No large scale or business critical project should ever be managed on a standalone basis. The need to involve and secure buy-in from functions right across the organisation means that a project governance approach is essential. While project management is the key discipline within this, project governance is broader in scope and has six interlinked objectives:
- Ensuring real business value through project and business alignment.
- Controlling costs through centralisation.
- Maximising resource allocation, particularly of high value resources.
- Risk management through portfolio balancing.
- Uniform application of best practice.
- Organisational coherence.
The board's project governance responsibilities can be summarised as follows:
- To approve product initiation, manage the project portfolio and pull the plug on any underperforming projects.
- To make one or more non-executive board members specifically responsible for overseeing project governance. They must have independent and informed oversight of progress on all business IT projects - including attending program (or large project) board meetings.
- To ensure clear accountability at all levels, with detailed, rigorously tested project plans based on a critical path analysis with clearly identified critical success factors, regular milestones and 'go/no go' checkpoints.
- To ensure that every project proposal contains a full business case with a fully costed estimate that can stand up to independent audit, with clearly stated assumptions that can withstand rigorous analysis.
- To manage all IT related projects as part of a portfolio.
- To adopt and deploy a recognised project management methodology.
- To adopt a clearly defined risk management plan at programme and project level that reflects corporate level risk treatment requirements.
- To institute a monitoring framework to inform the board of progress and provide an early alert of divergence or slippage in any of the critical success factors.
- To commit funding only on a phased basis.
- To ensure that internal audit is capable and accountable directly to the board for providing regular, timely and unambiguous reports on project progress, slippage, budget, requirements specification and quality requirements. Where there is project divergence the board should not release further funds until the cause of the divergence has been fully dealt with.
Prince2 project management uses a structured methodology, which means managing a project in a logical and organized way, following clearly defined steps and well-understood roles and responsibilities. It perfectly matches the requirements of a project governance regime by delivering the following attributes to any project:
- A controlled and organised start, middle and end
- Regular reviews of progress against plan and against the business case
- Flexible decision points
- Automatic management control of any deviations from the plan
- The involvement of management and stakeholders at the right time and in the right place during the project
- Good communications channels between the project, project management, and the rest of the organisation.

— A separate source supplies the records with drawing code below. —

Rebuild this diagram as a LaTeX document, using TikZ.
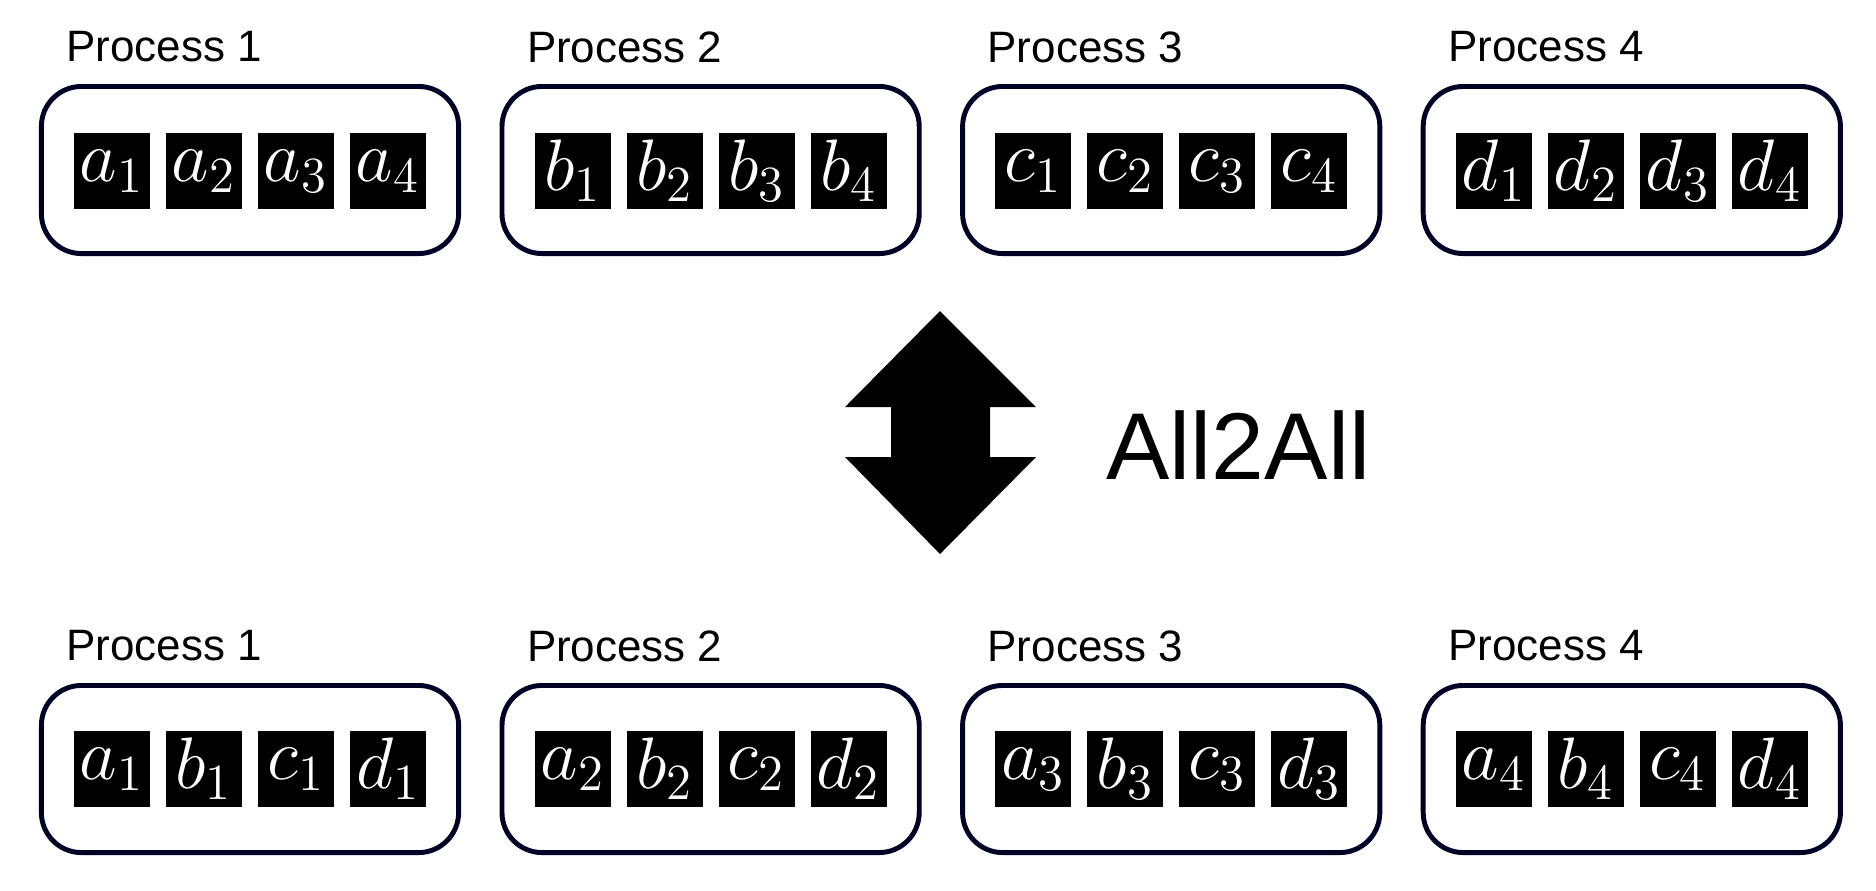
\documentclass[tikz,border=0pt]{standalone}
\usepackage{fontspec}
\setmainfont{Liberation Sans}
\usepackage{amsmath}
\usepackage{tikz}

\begin{document}
\begin{tikzpicture}[x=0.01cm,y=-0.01cm,
    procbox/.style={draw=black!85!blue, line width=1.4pt, rounded corners=0.4cm,
      minimum width=4.17cm, minimum height=1.67cm},
    cell/.style={fill=black, text=white, minimum size=0.76cm, inner sep=0pt,
      font=\fontsize{22}{22}\selectfont},
    plabel/.style={anchor=west, font=\fontsize{12.5}{14}\selectfont}]
    \useasboundingbox (0,0) rectangle (1876,890);

    % top row: before the exchange
    \foreach \p/\l in {1/a,2/b,3/c,4/d} {
        \node[procbox] (T\p) at ({250+460.6*(\p-1)}, 170) {};
        \node[plabel] (TL\p) at ({54+460.6*(\p-1)}, 47) {Process \p};
        \foreach \k in {1,...,4}
            \node[cell] (T\p\k) at ({112+460.6*(\p-1)+92*(\k-1)}, 171) {$\l_{\k}$};
    }

    % bottom row: after the exchange
    \foreach \p in {1,...,4} {
        \node[procbox] (B\p) at ({250+460.6*(\p-1)}, 769) {};
        \node[plabel] (BL\p) at ({54+460.6*(\p-1)}, 646) {Process \p};
        \foreach \l [count=\k] in {a,b,c,d}
            \node[cell] (B\p\k) at ({112+460.6*(\p-1)+92*(\k-1)}, 769) {$\l_{\p}$};
    }

    % double arrow
    \fill (940,311) -- (1036,407) -- (990,407) -- (990,457) -- (1036,457)
        -- (940,554) -- (845,457) -- (891,457) -- (891,407) -- (845,407) -- cycle;
    \node[anchor=west, font=\fontsize{27}{30}\selectfont] (op) at (1094,445) {All2All};
\end{tikzpicture}
\end{document}
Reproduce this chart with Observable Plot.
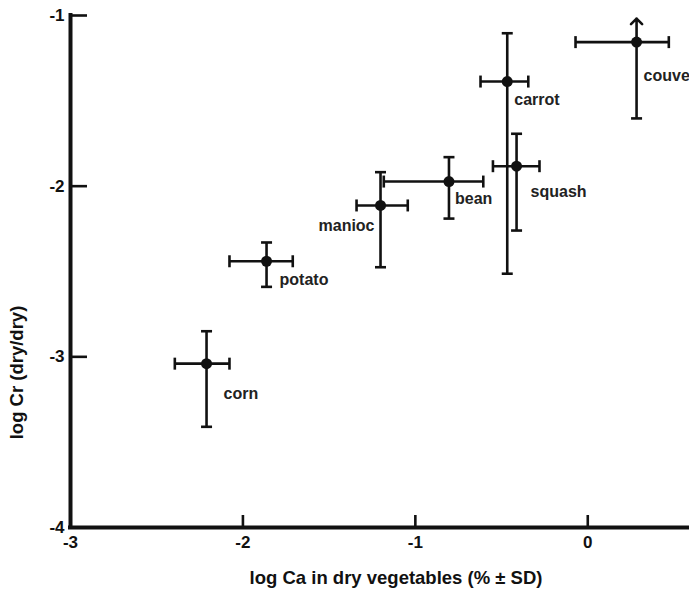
<!DOCTYPE html>
<html>
<head>
<meta charset="utf-8">
<script src="https://cdn.jsdelivr.net/npm/d3@7"></script>
<script src="https://cdn.jsdelivr.net/npm/@observablehq/plot@0.6"></script>
<style>
  html, body { margin: 0; padding: 0; background: #fff; overflow: hidden; }
  #chart svg { display: block; }
</style>
</head>
<body>
<div id="chart"></div>
<script>
// ---- Data ----
const vegetables = ["corn", "potato", "manioc", "bean", "carrot", "squash", "couve"];
const logCa      = [-2.211, -1.863, -1.202, -0.805, -0.467, -0.413, 0.283];
const logCaLow   = [-2.395, -2.078, -1.341, -1.183, -0.622, -0.550, -0.071];
const logCaHigh  = [-2.078, -1.711, -1.044, -0.606, -0.345, -0.280, 0.470];
const logCr      = [-3.04, -2.44, -2.113, -1.973, -1.387, -1.883, -1.156];
const logCrLow   = [-3.41, -2.59, -2.475, -2.19, -2.513, -2.26, -1.603];
const logCrHigh  = [-2.85, -2.33, -1.918, -1.83, -1.104, -1.693, -1.018];
const upperOpen  = [false, false, false, false, false, false, true];
const xTicks = [-3, -2, -1, 0];
const yTicks = [-1, -2, -3, -4];
const xTitle = "log Ca in dry vegetables (% ± SD)";
const yTitle = "log Cr (dry/dry)";

// ---- Table built from the arrays ----
const rows = vegetables.map((name, i) => ({
  name, x: logCa[i], xlo: logCaLow[i], xhi: logCaHigh[i],
  y: logCr[i], ylo: logCrLow[i], yhi: logCrHigh[i], open: upperOpen[i]
}));

// ---- Styling / layout ----
const ink = "#111";
const font = "'Liberation Sans', Arial, Helvetica, sans-serif";
const labelPlacement = {
  corn:   {dx: 17, dy: 30, anchor: "start"},
  potato: {dx: 13, dy: 19, anchor: "start"},
  manioc: {dx: -6, dy: 20, anchor: "end"},
  bean:   {dx: 6,  dy: 17, anchor: "start"},
  carrot: {dx: 7,  dy: 18, anchor: "start"},
  squash: {dx: 14, dy: 26, anchor: "start"},
  couve:  {dx: 7,  dy: 34, anchor: "start"}
};
const capH = {draw(ctx, size) { const r = Math.sqrt(size / Math.PI); ctx.moveTo(-r, 0); ctx.lineTo(r, 0); }};
const capV = {draw(ctx, size) { const r = Math.sqrt(size / Math.PI); ctx.moveTo(0, -r); ctx.lineTo(0, r); }};
const barW = 2.6;

const chart = Plot.plot({
  width: 689,
  height: 589,
  marginLeft: 70,
  marginRight: 0,
  marginTop: 15,
  marginBottom: 62,
  style: {fontFamily: font, fontWeight: "bold", fontSize: "17px", color: ink, background: "#fff"},
  x: {domain: [-3, 0.59], label: null},
  y: {domain: [-4, -1], label: null},
  marks: [
    // axis lines
    Plot.ruleX([-3], {stroke: ink, strokeWidth: 4, strokeLinecap: "square"}),
    Plot.ruleY([-4], {stroke: ink, strokeWidth: 4, strokeLinecap: "square"}),
    // axes with inward ticks
    Plot.axisY(yTicks, {anchor: "left", tickSize: -17, tickPadding: 23, stroke: ink, strokeWidth: 2.6,
      fill: ink, fontSize: 17, fontWeight: "bold", tickFormat: d => String(d).replace("\u2212", "-"), label: null}),
    Plot.axisX(xTicks, {anchor: "bottom", tickSize: -12, tickPadding: 20, stroke: ink, strokeWidth: 2.6,
      fill: ink, fontSize: 17, fontWeight: "bold", tickFormat: d => String(d).replace("\u2212", "-"), label: null}),
    // titles
    Plot.text([xTitle], {frameAnchor: "bottom", textAnchor: "middle", lineAnchor: "middle", dx: 16, dy: 51,
      fontSize: 18.5, fontWeight: "bold", fill: ink}),
    Plot.text([yTitle], {frameAnchor: "left", textAnchor: "middle", lineAnchor: "middle", dx: -53, dy: 101,
      rotate: -90, fontSize: 18.5, fontWeight: "bold", fill: ink}),
    // error bars
    Plot.ruleX(rows, {x: "x", y1: "ylo", y2: d => d.open ? d.y : d.yhi, stroke: ink, strokeWidth: barW}),
    Plot.ruleY(rows, {y: "y", x1: "xlo", x2: "xhi", stroke: ink, strokeWidth: barW}),
    Plot.arrow(rows.filter(d => d.open), {x1: "x", y1: "y", x2: "x", y2: "yhi", stroke: ink,
      strokeWidth: barW, headAngle: 90, headLength: 11}),
    Plot.dot(rows.filter(d => !d.open), {x: "x", y: "yhi", symbol: capH, r: 5.5, stroke: ink, strokeWidth: barW, fill: "none"}),
    Plot.dot(rows, {x: "x", y: "ylo", symbol: capH, r: 5.5, stroke: ink, strokeWidth: barW, fill: "none"}),
    Plot.dot(rows, {x: "xlo", y: "y", symbol: capV, r: 6, stroke: ink, strokeWidth: barW, fill: "none"}),
    Plot.dot(rows, {x: "xhi", y: "y", symbol: capV, r: 6, stroke: ink, strokeWidth: barW, fill: "none"}),
    // points
    Plot.dot(rows, {x: "x", y: "y", r: 5.5, fill: ink, stroke: "none"}),
    // labels
    ...vegetables.map(name => {
      const p = labelPlacement[name];
      return Plot.text(rows.filter(d => d.name === name), {x: "x", y: "y", text: "name",
        dx: p.dx, dy: p.dy, textAnchor: p.anchor, fontSize: 16, fontWeight: "bold", fill: "#222"});
    })
  ]
});
document.getElementById("chart").appendChild(chart);
</script>
</body>
</html>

Planned: Prince2 has a series of processes that cover all of the activities needed on a project from starting up to closing down. This process-based approach provides an easily tailored and scaleable method for the management of all types of project. Each process is defined with its key inputs and outputs together with the specific objectives to be achieved and activities to be carried out.
Controlled: Prince2 project management divides a project into manageable stages, enabling efficient control of resources and regular progress monitoring throughout. The various roles and responsibilities for managing a project are fully described and are adaptable to suit the size and complexity of the project, and the skills of the organisation.
Results-driven: Project planning using Prince2 is product-based, which means the project plans are actually focused on delivering results and are not simply about planning when the various activities on the project will be done.
Measured: Any project using Prince2 is driven by the business case, which describes the organisation's justification, commitment and rationale for the deliverables or outcome. The business case is regularly reviewed during the project to ensure the business objectives, which often change during the lifecycle of the project, are still being met.
There are clear reasons why Prince2 project management has become the world's leading methodology. In addition to its best practice approach for the management of all project types, around 800 people per week take Prince2 project management examinations, with all training is carried out by accredited organisations. It is widely used and popular in both public and private sectors, and can easily be tailored to all varieties of projects in many different markets and businesses. For any organization that is serious about managing its IT investment, Prince2 project management is the natural choice.